Mendengarkan musik yang tepat di saat mumet bagi saya memang menaikkan mood. Kalau mendengarkan bacaan Al Quran dan selawatan itu sudah otomatis ya. Jujur saya tidak paham soal musik dan mendengar semua musik dan lagu yang enak mau apapun jenisnya. Pop, dangdut, campursari, keroncong, qawwali, dan lain-lain asal asik di telinga ya oke saja. Kalau mau iri, saya mau iri dengan orang yang bisa memainkan alat musik.
Saya ini buta nada; alat musik yang paling lama saya mainkan itu seruling recorder karena itu alat musik wajib saat SMP. Kalau disuruh memainkan lagu pun harus diberi solmisasinya; saya tidak bisa mengarang nada. Casio yang pernah dibeli bapak saya lebih lama dipinjam oleh guru ngaji saya untuk mengiringi kelompok rebana di desa. Pernah belajar gitar, hanya bisa memainkan lagu Bintang dari Anima Band, setelah itu tidak lanjut lagi. Itulah kenapa saya mengagumi orang yang bisa memainkan alat musik. Selain humoris dan berduit banyak, cowok yang bisa memainkan minimal satu alat musik bagi saya kegantengannya naik sekian persen.

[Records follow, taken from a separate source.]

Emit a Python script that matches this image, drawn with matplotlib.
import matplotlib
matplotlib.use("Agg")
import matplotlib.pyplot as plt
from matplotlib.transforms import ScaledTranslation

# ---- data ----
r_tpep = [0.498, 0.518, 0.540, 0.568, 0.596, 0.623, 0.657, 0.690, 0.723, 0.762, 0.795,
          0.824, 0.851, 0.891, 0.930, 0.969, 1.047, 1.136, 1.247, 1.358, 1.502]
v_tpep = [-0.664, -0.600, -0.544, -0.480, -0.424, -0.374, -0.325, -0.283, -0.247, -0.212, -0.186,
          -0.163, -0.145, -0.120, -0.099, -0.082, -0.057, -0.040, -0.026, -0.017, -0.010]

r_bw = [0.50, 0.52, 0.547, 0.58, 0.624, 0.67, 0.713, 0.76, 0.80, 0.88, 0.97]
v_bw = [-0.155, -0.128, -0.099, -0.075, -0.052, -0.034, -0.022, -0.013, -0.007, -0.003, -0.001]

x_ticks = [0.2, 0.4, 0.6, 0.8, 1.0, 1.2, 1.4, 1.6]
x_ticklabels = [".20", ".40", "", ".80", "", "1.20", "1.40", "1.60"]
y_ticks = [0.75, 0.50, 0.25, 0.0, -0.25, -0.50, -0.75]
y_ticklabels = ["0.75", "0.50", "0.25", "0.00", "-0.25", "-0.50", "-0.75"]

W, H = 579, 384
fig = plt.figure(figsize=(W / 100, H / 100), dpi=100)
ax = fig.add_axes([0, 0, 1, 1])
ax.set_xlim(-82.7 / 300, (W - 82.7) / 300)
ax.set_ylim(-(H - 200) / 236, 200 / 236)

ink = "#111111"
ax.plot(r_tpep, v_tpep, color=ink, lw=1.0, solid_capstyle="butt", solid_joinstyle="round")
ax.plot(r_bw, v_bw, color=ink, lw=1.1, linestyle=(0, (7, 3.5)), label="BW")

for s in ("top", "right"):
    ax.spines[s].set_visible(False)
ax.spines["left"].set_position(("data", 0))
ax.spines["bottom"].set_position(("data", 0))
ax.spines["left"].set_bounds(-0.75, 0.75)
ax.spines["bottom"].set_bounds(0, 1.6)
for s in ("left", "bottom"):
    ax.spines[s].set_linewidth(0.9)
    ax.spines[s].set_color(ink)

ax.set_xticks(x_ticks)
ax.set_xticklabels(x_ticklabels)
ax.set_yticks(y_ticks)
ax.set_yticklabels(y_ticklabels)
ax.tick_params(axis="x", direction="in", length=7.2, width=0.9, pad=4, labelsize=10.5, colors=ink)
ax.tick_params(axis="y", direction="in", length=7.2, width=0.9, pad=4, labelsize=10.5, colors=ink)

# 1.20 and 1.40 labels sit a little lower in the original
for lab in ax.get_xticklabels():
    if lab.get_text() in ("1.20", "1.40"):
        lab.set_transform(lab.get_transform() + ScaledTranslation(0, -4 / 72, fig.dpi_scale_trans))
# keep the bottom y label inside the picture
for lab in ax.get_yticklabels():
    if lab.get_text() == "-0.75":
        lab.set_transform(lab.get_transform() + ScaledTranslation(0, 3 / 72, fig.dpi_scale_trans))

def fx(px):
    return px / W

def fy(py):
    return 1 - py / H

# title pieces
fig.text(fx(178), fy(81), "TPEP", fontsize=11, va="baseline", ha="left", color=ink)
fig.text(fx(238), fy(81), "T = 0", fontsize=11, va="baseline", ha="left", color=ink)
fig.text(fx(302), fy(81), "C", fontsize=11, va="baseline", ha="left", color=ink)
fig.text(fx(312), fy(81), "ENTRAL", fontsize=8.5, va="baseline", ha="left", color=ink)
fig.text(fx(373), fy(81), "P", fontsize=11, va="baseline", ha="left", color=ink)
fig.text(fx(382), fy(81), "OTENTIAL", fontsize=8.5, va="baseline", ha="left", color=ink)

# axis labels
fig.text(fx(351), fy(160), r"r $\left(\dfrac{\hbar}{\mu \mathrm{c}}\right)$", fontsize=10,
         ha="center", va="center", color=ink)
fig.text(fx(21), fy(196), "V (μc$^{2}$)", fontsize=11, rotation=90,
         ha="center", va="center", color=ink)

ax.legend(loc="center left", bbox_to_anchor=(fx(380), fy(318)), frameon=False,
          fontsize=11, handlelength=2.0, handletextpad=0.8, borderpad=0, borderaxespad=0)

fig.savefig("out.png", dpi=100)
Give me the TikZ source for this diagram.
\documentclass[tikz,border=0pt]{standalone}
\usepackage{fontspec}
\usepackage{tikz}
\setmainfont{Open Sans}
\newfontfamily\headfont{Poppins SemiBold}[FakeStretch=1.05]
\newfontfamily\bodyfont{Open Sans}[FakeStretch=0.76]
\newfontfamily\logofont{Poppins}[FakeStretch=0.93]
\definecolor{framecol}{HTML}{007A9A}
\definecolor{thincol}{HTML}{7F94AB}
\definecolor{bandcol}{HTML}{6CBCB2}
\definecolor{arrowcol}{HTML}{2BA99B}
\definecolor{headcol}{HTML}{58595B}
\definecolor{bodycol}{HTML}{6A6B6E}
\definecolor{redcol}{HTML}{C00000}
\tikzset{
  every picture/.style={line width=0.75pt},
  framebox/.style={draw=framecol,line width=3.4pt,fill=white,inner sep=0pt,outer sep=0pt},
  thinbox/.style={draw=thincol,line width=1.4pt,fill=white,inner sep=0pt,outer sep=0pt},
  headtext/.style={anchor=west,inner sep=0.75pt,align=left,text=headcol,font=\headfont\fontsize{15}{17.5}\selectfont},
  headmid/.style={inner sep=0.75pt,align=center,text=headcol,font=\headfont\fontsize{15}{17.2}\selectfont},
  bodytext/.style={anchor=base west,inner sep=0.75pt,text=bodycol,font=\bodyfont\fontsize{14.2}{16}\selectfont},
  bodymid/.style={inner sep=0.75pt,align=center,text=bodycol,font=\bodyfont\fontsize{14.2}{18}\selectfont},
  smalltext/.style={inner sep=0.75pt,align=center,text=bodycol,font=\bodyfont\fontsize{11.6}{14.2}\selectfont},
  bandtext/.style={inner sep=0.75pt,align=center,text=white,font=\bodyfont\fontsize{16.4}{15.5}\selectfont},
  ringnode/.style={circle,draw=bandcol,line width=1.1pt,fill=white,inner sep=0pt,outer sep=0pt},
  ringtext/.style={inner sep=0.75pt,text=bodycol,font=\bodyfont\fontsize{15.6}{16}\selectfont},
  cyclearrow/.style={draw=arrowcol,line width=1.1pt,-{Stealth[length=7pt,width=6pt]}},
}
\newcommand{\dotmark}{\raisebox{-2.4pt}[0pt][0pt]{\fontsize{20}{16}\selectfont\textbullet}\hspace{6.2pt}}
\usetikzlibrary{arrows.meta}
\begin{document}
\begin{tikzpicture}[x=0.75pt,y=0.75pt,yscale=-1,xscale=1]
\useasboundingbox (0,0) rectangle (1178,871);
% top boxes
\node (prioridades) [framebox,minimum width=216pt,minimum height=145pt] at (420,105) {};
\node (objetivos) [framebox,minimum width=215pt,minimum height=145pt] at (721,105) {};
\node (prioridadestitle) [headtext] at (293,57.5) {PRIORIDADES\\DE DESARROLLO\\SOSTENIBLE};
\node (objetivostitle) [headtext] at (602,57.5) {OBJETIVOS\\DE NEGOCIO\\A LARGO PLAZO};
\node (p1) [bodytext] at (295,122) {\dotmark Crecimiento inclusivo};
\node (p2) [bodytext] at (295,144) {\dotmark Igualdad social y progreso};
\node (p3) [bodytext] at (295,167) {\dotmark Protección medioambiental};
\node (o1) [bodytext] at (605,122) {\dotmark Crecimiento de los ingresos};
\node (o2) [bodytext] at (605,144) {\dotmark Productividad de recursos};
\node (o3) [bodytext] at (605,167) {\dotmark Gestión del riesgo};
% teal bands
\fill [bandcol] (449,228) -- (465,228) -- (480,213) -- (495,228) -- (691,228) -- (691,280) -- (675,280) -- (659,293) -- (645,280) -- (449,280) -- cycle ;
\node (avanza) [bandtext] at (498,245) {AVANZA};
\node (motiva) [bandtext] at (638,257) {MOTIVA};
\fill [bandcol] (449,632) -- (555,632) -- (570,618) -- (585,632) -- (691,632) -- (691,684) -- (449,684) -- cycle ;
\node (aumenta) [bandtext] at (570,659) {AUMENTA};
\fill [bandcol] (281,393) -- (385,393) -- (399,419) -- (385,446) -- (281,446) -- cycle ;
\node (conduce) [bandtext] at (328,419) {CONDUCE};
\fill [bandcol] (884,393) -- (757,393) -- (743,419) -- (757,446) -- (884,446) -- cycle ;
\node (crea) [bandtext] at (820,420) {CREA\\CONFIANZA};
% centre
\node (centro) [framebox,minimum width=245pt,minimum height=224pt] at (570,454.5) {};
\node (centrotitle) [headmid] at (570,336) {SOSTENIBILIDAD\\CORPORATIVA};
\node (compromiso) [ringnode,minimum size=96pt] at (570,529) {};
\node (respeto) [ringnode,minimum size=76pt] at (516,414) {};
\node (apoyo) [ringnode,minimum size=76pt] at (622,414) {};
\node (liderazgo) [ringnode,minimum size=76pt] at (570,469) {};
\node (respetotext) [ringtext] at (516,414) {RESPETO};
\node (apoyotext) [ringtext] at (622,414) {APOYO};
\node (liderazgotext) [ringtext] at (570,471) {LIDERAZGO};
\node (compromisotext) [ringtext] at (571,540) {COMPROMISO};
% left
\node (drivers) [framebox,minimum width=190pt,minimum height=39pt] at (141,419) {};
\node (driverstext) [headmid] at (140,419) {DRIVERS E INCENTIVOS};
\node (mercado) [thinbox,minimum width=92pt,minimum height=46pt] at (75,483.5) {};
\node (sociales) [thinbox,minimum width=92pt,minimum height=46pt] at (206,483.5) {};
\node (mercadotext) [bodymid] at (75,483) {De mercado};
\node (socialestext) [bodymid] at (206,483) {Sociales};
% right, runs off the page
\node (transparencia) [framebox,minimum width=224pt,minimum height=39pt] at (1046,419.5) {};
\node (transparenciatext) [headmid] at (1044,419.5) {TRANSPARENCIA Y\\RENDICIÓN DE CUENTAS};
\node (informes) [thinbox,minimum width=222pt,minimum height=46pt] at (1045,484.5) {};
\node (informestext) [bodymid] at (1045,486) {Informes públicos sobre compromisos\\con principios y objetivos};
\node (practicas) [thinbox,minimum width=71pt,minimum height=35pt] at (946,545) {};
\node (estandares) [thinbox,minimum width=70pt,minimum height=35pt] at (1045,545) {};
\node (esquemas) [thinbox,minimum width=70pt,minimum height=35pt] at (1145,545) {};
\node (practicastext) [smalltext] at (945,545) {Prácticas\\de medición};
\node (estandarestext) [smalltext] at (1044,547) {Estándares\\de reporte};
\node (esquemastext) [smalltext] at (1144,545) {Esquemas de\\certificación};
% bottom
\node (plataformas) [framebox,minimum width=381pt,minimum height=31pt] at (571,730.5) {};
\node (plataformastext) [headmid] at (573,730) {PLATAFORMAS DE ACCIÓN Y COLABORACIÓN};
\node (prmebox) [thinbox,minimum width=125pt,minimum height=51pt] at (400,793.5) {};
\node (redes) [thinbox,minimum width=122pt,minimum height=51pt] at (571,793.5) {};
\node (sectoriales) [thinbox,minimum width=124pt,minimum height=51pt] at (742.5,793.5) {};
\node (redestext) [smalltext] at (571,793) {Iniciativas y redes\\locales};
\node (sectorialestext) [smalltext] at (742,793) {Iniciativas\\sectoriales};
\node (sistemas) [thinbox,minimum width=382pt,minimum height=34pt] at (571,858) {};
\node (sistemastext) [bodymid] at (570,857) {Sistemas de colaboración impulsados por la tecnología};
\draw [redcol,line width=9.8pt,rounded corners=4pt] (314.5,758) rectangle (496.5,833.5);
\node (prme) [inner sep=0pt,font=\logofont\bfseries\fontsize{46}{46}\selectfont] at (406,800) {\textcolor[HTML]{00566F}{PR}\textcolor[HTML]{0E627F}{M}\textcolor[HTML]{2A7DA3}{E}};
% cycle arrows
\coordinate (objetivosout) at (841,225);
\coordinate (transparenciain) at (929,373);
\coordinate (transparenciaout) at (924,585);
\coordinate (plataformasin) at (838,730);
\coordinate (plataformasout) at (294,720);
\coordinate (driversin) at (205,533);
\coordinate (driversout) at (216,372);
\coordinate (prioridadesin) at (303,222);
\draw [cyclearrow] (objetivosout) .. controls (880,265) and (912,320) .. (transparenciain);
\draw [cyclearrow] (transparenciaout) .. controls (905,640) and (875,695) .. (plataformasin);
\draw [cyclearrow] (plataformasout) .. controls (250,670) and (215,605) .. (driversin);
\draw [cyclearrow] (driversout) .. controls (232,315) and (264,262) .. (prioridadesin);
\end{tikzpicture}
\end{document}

Saya bersyukur sekali waktu itu tidak jadi bunuh diri karena setahun kemudian saya berjumpa dengan pengrawit-pengrawit mumpuni yang mau mengobrol dengan saya tentang filosofi dan apa saja mengenai gamelan. Beberapa potongan cerita sudah saya jadikan cerpen dan artikel. Tidak lama kemudian saya juga berjumpa dengan teman-teman seniman yang asyik, bahkan sampai ada yang jadi teman ngobrol sampai sekarang. Dia juga yang mau memainkan gitar dan pianonya ketika saya merasa sedih.
Untuk yang pernah atau sedang terbersit keinginan mengakhiri hidup, kalian tidak sendiri; tidak apa-apa, saya juga pernah. Coba bertahan dan cari seseorang atau sesuatu yang bisa menjadi "musik" bagi kalian. Seperti rebab, kalau tidak pas menggeseknya ya bikin sakit telinga yang mendengarkan. Bisa jadi yang menggesek memang baru latihan.
Sama saja seperti hidup, kita memang akan selalu latihan menghadapi permasalahan yang membuat sakit hati. Lama-lama kita juga akan paham polanya agar bisa mendapatkan "gesekan" yang pas. Begitulah, semua memang butuh harmoni atau kesesuaian agar mendapatkan irama yang bagus. Tidak hanya dalam gamelan atau musik pada umumnya, tapi dalam lingkup yang lebih luas lagi, yaitu kehidupan.